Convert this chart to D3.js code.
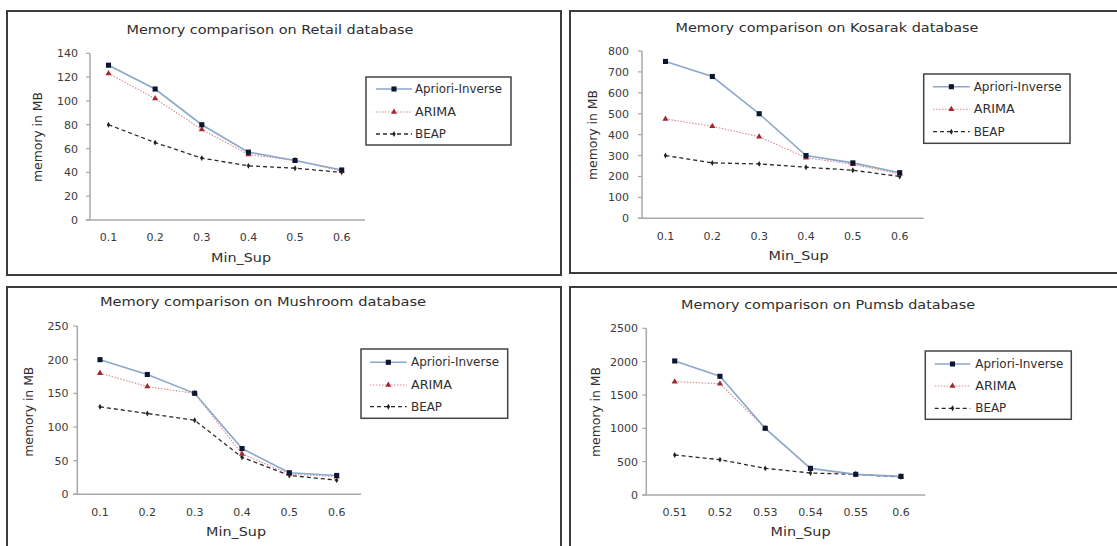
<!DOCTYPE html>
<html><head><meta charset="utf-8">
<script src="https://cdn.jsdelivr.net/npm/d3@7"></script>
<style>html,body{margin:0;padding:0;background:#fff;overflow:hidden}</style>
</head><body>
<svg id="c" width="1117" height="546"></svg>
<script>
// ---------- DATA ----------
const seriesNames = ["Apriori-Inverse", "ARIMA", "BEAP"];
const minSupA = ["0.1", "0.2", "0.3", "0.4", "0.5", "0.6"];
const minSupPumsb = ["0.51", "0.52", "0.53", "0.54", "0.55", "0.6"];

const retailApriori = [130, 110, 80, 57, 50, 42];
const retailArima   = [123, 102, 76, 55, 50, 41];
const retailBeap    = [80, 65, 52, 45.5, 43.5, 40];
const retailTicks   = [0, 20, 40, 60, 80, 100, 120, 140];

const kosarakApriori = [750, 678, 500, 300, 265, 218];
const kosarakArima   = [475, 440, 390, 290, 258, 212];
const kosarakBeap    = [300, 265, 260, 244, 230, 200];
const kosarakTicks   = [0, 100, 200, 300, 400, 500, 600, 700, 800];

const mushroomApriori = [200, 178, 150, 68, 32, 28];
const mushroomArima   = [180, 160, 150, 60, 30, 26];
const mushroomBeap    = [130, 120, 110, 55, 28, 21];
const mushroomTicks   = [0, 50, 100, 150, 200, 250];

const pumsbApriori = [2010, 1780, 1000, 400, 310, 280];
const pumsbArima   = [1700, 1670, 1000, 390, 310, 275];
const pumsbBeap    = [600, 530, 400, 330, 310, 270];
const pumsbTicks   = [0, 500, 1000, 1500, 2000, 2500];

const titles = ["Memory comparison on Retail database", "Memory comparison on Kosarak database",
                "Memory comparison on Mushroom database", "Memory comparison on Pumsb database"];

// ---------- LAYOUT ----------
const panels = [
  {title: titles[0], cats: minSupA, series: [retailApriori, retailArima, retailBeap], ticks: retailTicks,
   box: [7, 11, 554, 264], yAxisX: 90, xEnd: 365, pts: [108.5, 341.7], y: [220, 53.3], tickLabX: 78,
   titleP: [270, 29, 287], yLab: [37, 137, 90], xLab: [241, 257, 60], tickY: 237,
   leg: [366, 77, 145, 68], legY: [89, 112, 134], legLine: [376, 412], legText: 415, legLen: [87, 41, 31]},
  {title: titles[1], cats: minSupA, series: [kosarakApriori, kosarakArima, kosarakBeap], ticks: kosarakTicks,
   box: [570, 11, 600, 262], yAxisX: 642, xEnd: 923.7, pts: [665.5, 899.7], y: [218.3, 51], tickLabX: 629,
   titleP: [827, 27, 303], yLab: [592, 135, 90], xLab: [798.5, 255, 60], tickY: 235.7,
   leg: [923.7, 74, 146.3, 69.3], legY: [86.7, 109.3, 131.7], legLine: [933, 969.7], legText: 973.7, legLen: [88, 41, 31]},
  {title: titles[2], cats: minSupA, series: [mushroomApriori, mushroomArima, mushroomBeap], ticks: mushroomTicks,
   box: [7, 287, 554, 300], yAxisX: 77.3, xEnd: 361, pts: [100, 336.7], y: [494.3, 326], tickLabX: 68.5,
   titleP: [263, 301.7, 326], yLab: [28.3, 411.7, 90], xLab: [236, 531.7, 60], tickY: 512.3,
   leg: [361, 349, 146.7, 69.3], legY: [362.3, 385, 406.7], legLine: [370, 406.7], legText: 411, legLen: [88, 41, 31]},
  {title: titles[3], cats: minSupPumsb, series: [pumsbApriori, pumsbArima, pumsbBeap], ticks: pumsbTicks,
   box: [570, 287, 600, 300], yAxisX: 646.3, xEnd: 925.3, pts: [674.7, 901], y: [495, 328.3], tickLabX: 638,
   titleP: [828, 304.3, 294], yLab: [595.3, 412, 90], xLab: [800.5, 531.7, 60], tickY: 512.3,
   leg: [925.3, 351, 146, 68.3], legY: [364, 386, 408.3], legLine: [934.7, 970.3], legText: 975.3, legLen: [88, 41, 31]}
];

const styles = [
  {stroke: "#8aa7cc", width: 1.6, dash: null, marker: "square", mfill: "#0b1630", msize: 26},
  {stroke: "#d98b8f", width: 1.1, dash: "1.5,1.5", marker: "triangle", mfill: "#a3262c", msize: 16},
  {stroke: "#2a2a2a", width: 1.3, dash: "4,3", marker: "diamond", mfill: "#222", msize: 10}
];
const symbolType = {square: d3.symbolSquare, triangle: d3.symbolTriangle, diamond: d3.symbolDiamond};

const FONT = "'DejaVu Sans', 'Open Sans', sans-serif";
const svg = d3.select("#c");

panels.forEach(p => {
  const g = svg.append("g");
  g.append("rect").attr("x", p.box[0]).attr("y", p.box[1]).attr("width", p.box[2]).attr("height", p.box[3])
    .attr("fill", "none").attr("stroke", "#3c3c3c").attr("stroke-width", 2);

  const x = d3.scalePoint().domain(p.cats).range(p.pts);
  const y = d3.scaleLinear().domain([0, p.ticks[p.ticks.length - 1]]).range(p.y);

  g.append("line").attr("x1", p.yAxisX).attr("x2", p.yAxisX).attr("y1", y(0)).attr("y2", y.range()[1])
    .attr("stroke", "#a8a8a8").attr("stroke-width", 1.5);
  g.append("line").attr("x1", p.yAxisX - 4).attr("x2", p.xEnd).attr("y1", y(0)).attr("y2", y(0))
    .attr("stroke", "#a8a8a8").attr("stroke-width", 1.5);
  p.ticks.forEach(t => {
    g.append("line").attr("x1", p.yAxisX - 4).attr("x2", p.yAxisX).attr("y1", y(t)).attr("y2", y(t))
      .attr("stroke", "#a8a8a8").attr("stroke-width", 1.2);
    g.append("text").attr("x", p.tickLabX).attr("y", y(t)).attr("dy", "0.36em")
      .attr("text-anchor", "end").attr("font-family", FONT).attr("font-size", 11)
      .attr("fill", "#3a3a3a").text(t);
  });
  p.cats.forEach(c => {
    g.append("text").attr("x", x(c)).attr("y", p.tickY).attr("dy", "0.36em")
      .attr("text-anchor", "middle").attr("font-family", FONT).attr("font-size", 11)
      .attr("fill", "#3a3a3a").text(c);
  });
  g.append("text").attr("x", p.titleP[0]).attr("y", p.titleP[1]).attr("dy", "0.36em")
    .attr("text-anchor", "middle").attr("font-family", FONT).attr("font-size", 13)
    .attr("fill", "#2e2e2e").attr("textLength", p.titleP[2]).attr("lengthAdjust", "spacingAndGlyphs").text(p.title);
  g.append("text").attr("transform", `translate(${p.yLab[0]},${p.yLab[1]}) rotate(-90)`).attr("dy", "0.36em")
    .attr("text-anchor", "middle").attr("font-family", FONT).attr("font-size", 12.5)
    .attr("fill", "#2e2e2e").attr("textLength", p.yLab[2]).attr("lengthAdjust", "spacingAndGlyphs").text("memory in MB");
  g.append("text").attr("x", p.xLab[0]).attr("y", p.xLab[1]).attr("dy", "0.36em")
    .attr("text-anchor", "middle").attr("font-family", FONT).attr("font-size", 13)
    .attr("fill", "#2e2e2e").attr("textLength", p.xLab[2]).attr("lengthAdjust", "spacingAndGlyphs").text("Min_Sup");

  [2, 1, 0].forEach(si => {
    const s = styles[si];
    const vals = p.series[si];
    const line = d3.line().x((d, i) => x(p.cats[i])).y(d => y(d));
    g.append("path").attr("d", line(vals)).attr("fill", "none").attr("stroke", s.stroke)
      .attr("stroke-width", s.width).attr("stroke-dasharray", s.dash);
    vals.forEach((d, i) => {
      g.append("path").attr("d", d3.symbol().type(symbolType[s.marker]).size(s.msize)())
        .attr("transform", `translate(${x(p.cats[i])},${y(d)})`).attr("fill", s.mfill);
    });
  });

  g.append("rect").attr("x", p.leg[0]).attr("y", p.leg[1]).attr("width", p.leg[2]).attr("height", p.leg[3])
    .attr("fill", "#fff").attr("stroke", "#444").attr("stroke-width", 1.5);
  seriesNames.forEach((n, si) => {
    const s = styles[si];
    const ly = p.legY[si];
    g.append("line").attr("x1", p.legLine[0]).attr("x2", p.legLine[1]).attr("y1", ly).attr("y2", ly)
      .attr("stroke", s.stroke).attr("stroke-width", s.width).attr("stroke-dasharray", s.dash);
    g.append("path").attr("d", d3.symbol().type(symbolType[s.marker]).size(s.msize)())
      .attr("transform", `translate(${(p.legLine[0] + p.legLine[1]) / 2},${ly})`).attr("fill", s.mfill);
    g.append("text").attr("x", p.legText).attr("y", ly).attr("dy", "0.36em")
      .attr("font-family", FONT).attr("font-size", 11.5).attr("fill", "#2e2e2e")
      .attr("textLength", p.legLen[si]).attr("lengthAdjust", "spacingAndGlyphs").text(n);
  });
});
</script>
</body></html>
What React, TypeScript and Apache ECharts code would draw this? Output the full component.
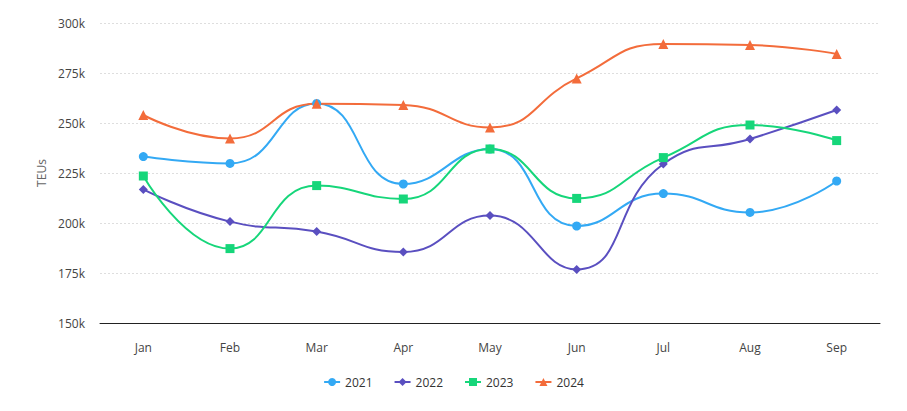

========

§ Work required
Read through the entries and copy every line that includes "this".

§ Written response
Convert this chart to D3.js code.
What React, TypeScript and Apache ECharts code would draw this? Output the full component.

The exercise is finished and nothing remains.